McKinley passeth comprehension. If he was jealous of power or great wealth, why
didn’t he pursue Morgan or Rockefeller or Carnegie? Oh, the pity of it! An
unselfish, great-hearted Christian gentleman. No wonder the women are helping
to build the Atlanta monument for Mr. McKInley was a model husband, true to his
marriage vows and ever thoughtful of his loving wife. Even in apprehension of
his fate he carried $100,000 of life insurance, and it was all for her—yes, all
for her whom he loved better than fame or wealth or power.

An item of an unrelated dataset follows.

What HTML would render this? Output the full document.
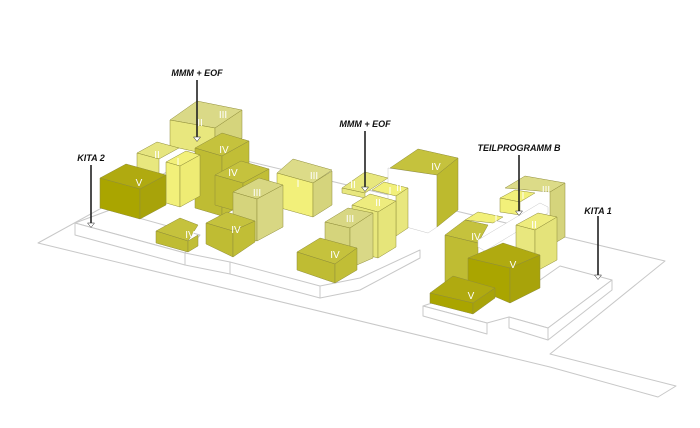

And now comes President Roosevelt, the first President from
Georgia stock. I like the start he has made and I believe he will be as much
the president as was Andrew Jackson. If we had a United States bank he would
close it and remove the deposits. Yes, I know the stock from away back. When I
was a schoolboy I visited Roswell, where the Kings and Dunwoodys and Bullochs
and Pratts and Hands all lived in elegant seclusion. Dan Elliott was one of my
companions—a mischievous, black-eyed youth of 16; I went to school with him. He
was half-brother to our president’s mother. Yes, I know the stock and maybe I
can get some little office with good pay and little work—something like a
sinecure or a sine qua non—something that would suit my declining years and let
me down easy. I think I would like that, and the presieent ought to give it to
me because I went to school with his half-uncle Dan or his uncle half Dan.
That’s reason enough.
But my time is up, for my wife says she is going to take an
evening nap and I must look after the two little granddaughters. Jessie’s
children. There is a brand new little boy there now, and the little girls are
staying with us till their little brother gets acquainted. Before long I will
have to brush up my old baby songs again and sing that boy to sleep. They keep
on working me as long as I last. When I die I reckon the women will build a
monument to me and say on it:
“He was a faithful husband and father. He nursed the
children and grandchildren as long as he lasted.”